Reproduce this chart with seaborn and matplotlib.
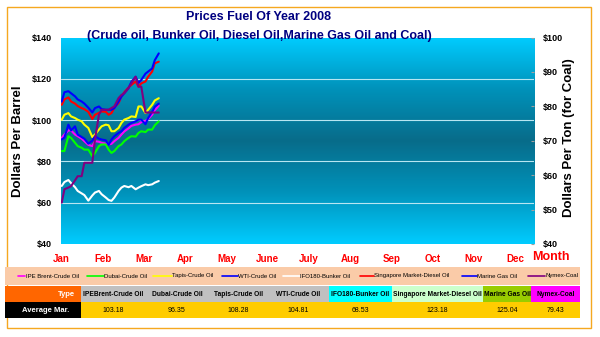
import numpy as np
import pandas as pd
import matplotlib
matplotlib.use("Agg")
import matplotlib.pyplot as plt
import seaborn as sns
from matplotlib.patches import Rectangle
from matplotlib.lines import Line2D
from matplotlib.colors import LinearSegmentedColormap
from matplotlib.ticker import FuncFormatter

# ---------------- data ----------------
dates = ["2008-01-01", "2008-01-03", "2008-01-06", "2008-01-08", "2008-01-11",
         "2008-01-13", "2008-01-16", "2008-01-18", "2008-01-21", "2008-01-24",
         "2008-01-26", "2008-01-29", "2008-01-31", "2008-02-03", "2008-02-05",
         "2008-02-07", "2008-02-09", "2008-02-12", "2008-02-14", "2008-02-16",
         "2008-02-19", "2008-02-21", "2008-02-24", "2008-02-26", "2008-02-28",
         "2008-03-02", "2008-03-04", "2008-03-07", "2008-03-09", "2008-03-12"]

ipe_brent = [91.4, 93.0, 95.0, 95.0, 93.0, 92.2, 91.0, 89.8, 88.0, 87.4,
             89.8, 89.5, 89.0, 88.6, 88.2, 88.5, 89.8, 91.4, 93.0, 94.5,
             96.0, 97.2, 97.8, 98.0, 99.0, 99.6, 100.5, 102.6, 104.8, 107.0]
dubai = [85.0, 85.0, 92.2, 91.4, 89.0, 87.4, 86.6, 85.7, 85.7, 82.5,
         84.1, 87.4, 88.2, 88.2, 85.7, 84.1, 85.0, 87.4, 88.2, 89.8,
         91.4, 92.2, 92.0, 93.8, 94.6, 94.2, 95.4, 95.4, 97.5, 99.4]
tapis = [100.2, 102.6, 103.4, 101.8, 101.0, 100.2, 99.4, 97.8, 96.2, 91.8,
         93.0, 95.4, 97.0, 97.8, 97.5, 94.6, 94.6, 96.2, 98.6, 100.2,
         101.0, 101.8, 101.5, 106.6, 106.6, 103.4, 105.0, 107.4, 109.5, 110.6]
wti = [90.6, 91.5, 97.8, 95.0, 97.0, 93.0, 91.8, 91.0, 88.6, 90.0,
       92.2, 91.0, 90.6, 90.2, 88.0, 90.6, 92.2, 93.8, 94.6, 96.2,
       97.8, 98.6, 99.4, 100.2, 100.2, 98.0, 101.0, 104.0, 106.5, 108.0]
ifo180 = [68.1, 70.0, 71.0, 69.5, 67.5, 65.7, 64.5, 63.7, 61.0, 63.5,
          64.9, 65.7, 64.1, 62.5, 61.3, 60.9, 62.5, 65.7, 67.3, 68.1,
          67.5, 68.1, 66.5, 67.3, 68.0, 68.9, 68.5, 68.9, 69.7, 70.5]
singapore_diesel = [107.4, 110.0, 111.0, 109.0, 108.0, 106.8, 105.8, 105.3, 104.0, 100.5,
                    102.6, 103.5, 104.2, 104.0, 102.6, 103.4, 106.0, 108.2, 111.4, 113.5,
                    115.8, 117.0, 118.7, 116.2, 117.8, 118.7, 121.0, 123.5, 127.5, 128.3]
marine_gas = [109.0, 113.5, 114.0, 113.0, 111.5, 110.0, 109.0, 108.0, 106.0, 103.7,
              105.8, 106.6, 105.3, 105.0, 105.0, 105.0, 105.8, 109.0, 111.4, 113.0,
              115.5, 118.5, 121.0, 118.0, 119.5, 122.5, 123.5, 125.0, 129.0, 132.3]
nymex_coal = [52.0, 55.9, 56.4, 56.8, 58.5, 59.7, 59.7, 63.6, 63.6, 63.6,
              70.3, 77.6, 79.0, 79.0, 79.0, 79.5, 80.0, 82.4, 83.3, 83.8,
              85.3, 86.7, 88.6, 85.7, 85.7, 78.2, 78.2, 78.2, 78.2, 78.2]

oil_names = ["IPE Brent-Crude Oil", "Dubai-Crude Oil", "Tapis-Crude Oil", "WTI-Crude Oil",
             "IFO180-Bunker Oil", "Singapore Market-Diesel Oil", "Marine Gas Oil"]
coal_name = "Nymex-Coal"
series_colors = ["#FF00FF", "#00FF00", "#FFFF00", "#0000FF", "#FFFFFF",
                 "#FF0000", "#0000FF", "#800080"]

months = ["Jan", "Feb", "Mar", "Apr", "May", "June", "July", "Aug", "Sep", "Oct", "Nov", "Dec"]
left_ticks = [40, 60, 80, 100, 120, 140]
right_ticks = [40, 50, 60, 70, 80, 90, 100]

table_headers = ["IPEBrent-Crude Oil", "Dubai-Crude Oil", "Tapis-Crude Oil", "WTI-Crude Oil",
                 "IFO180-Bunker Oil", "Singapore Market-Diesel Oil", "Marine Gas Oil", "Nymex-Coal"]
header_colors = ["#C0C0C0", "#C0C0C0", "#C0C0C0", "#C0C0C0",
                 "#00FFFF", "#CCFFCC", "#99CC00", "#FF00FF"]
avg_march = [103.18, 96.35, 108.28, 104.81, 68.53, 123.18, 125.04, 79.43]

# ---------------- frames ----------------
dt = pd.to_datetime(pd.Series(dates))
pos = (dt.dt.month - 1) + (dt.dt.day - 1) / dt.dt.days_in_month
oil_values = [ipe_brent, dubai, tapis, wti, ifo180, singapore_diesel, marine_gas]
df_oil = pd.concat([pd.DataFrame({"pos": pos, "price": v, "series": n})
                    for n, v in zip(oil_names, oil_values)], ignore_index=True)
df_coal = pd.DataFrame({"pos": pos, "price": nymex_coal, "series": coal_name})

sns.set_theme(style="white")
plt.rcParams["font.family"] = ["Liberation Sans", "DejaVu Sans"]

W, H = 600, 337
fig = plt.figure(figsize=(W / 100, H / 100), dpi=100)
fig.patch.set_facecolor("white")

def fx(x):
    return x / W

def fy(y):
    return 1 - y / H

L, R, T, B = 60.5, 534, 37.5, 244
rect = [fx(L), fy(B), (R - L) / W, (B - T) / H]

# background gradient axes
bg = fig.add_axes(rect, zorder=0)
cmap = LinearSegmentedColormap.from_list("g", ["#00CCFF", "#0092BA", "#086C8A", "#0092BA", "#00CCFF"])
grad = np.linspace(0, 1, 256).reshape(-1, 1)
bg.imshow(grad, aspect="auto", cmap=cmap, extent=[0, 1, 0, 1])
bg.set_axis_off()

ax = fig.add_axes(rect, zorder=1)
ax.patch.set_visible(False)
palette = dict(zip(oil_names, series_colors[:7]))
sns.lineplot(data=df_oil, x="pos", y="price", hue="series", hue_order=oil_names,
             palette=palette, ax=ax, legend=False, linewidth=1.5,
             estimator=None, sort=False)
ax.set_xlim(-0.03, 11.46)
ax.set_ylim(40, 140)
ax.set_yticks(left_ticks)
ax.yaxis.set_major_formatter(FuncFormatter(lambda v, p: f"${v:.0f}"))
ax.set_xticks(range(12))
ax.set_xticklabels(months)
ax.tick_params(axis="y", length=0, pad=6, labelsize=6.5, labelcolor="black")
ax.tick_params(axis="x", length=0, pad=7, labelsize=7, labelcolor="#FF0000")
for lab in ax.get_yticklabels() + ax.get_xticklabels():
    lab.set_fontweight("bold")
ax.yaxis.grid(True, color="#B8E6F2", linewidth=0.8)
ax.xaxis.grid(False)
gl = ax.get_ygridlines()
gl[0].set_visible(False)
gl[-1].set_visible(False)
ax.set_xlabel("")
ax.set_ylabel("")
for s in ax.spines.values():
    s.set_visible(False)

ax2 = ax.twinx()
sns.lineplot(data=df_coal, x="pos", y="price", color=series_colors[7], ax=ax2,
             legend=False, linewidth=1.5, estimator=None, sort=False)
ax2.set_ylim(40, 100)
ax2.set_yticks(right_ticks)
ax2.yaxis.set_major_formatter(FuncFormatter(lambda v, p: f"${v:.0f}"))
ax2.tick_params(axis="y", direction="in", length=2.5, width=0.8, color="#A0A0A0",
                pad=6, labelsize=6.5, labelcolor="black")
for lab in ax2.get_yticklabels():
    lab.set_fontweight("bold")
ax2.set_ylabel("")
ax2.set_xlabel("")
ax2.grid(False)
for s in ax2.spines.values():
    s.set_visible(False)

# titles and axis labels
fig.text(fx(259), fy(17), "Prices Fuel Of Year 2008", ha="center", va="center",
         fontsize=9, fontweight="bold", color="#000080")
fig.text(fx(259), fy(36), "(Crude oil, Bunker Oil, Diesel Oil,Marine Gas Oil and Coal)",
         ha="center", va="center", fontsize=9, fontweight="bold", color="#000080")
fig.text(fx(18), fy(141), "Dollars Per Barrel", rotation=90, ha="center", va="center",
         fontsize=9.5, fontweight="bold", color="black")
fig.text(fx(569), fy(138), "Dollars Per Ton (for Coal)", rotation=90, ha="center", va="center",
         fontsize=9.5, fontweight="bold", color="black")
fig.text(fx(551), fy(257), "Month", ha="center", va="center",
         fontsize=9, fontweight="bold", color="#FF0000")

# outer border
fig.add_artist(Rectangle((fx(7), fy(328)), (591 - 7) / W, (328 - 7) / H,
                         transform=fig.transFigure, fill=False,
                         edgecolor="#F5A820", linewidth=1.0))

# legend band
fig.add_artist(Rectangle((fx(5), fy(285)), (580 - 5) / W, (285 - 267) / H,
                         transform=fig.transFigure, facecolor="#FACBA8", edgecolor="none"))
legend_names = oil_names + [coal_name]
leg_line_x = [(18, 25), (87, 104), (153, 172), (222, 238), (283, 300), (360, 374), (462, 477), (528, 545)]
for (x0, x1), name, col in zip(leg_line_x, legend_names, series_colors):
    fig.add_artist(Line2D([fx(x0), fx(x1)], [fy(276), fy(276)], transform=fig.transFigure,
                          color=col, linewidth=1.2))
    fig.text(fx(x1 + 0.5), fy(276), name, ha="left", va="center", fontsize=4.3, color="black")

# table
edges = [5, 81, 146, 208, 268, 329, 392, 483, 531, 580]
r0, r1, r2 = 286, 302, 318
fig.add_artist(Rectangle((fx(edges[0]), fy(r1)), (edges[1] - edges[0]) / W, (r1 - r0) / H,
                         transform=fig.transFigure, facecolor="#FF6600", edgecolor="none"))
fig.text(fx(75), fy((r0 + r1) / 2), "Type", ha="right", va="center",
         fontsize=5.5, fontweight="bold", color="white")
fig.add_artist(Rectangle((fx(edges[0]), fy(r2)), (edges[1] - edges[0]) / W, (r2 - r1) / H,
                         transform=fig.transFigure, facecolor="black", edgecolor="none"))
fig.text(fx(46), fy((r1 + r2) / 2), "Average Mar.", ha="center", va="center",
         fontsize=5.5, fontweight="bold", color="white")
fig.add_artist(Rectangle((fx(edges[1]), fy(r2)), (edges[-1] - edges[1]) / W, (r2 - r1) / H,
                         transform=fig.transFigure, facecolor="#FFCC00", edgecolor="none"))
for i, (hdr, col, val) in enumerate(zip(table_headers, header_colors, avg_march)):
    x0, x1 = edges[i + 1], edges[i + 2]
    fig.add_artist(Rectangle((fx(x0), fy(r1)), (x1 - x0) / W, (r1 - r0) / H,
                             transform=fig.transFigure, facecolor=col, edgecolor="none"))
    cx = (x0 + x1) / 2
    fig.text(fx(cx), fy((r0 + r1) / 2), hdr, ha="center", va="center",
             fontsize=4.8, fontweight="bold", color="black")
    fig.text(fx(cx), fy((r1 + r2) / 2), f"{val:.2f}", ha="center", va="center",
             fontsize=5, color="black")

fig.savefig("out.png", dpi=100, facecolor="white")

**Problem to work on:**
Give again, exactly, the lines from the start of the data through the one holding "from matplotlib.ticker import FuncFormatter"; omit the pictures.

**Response:**
Reproduce this chart with seaborn and matplotlib.
import numpy as np
import pandas as pd
import matplotlib
matplotlib.use("Agg")
import matplotlib.pyplot as plt
import seaborn as sns
from matplotlib.patches import Rectangle
from matplotlib.lines import Line2D
from matplotlib.colors import LinearSegmentedColormap
from matplotlib.ticker import FuncFormatter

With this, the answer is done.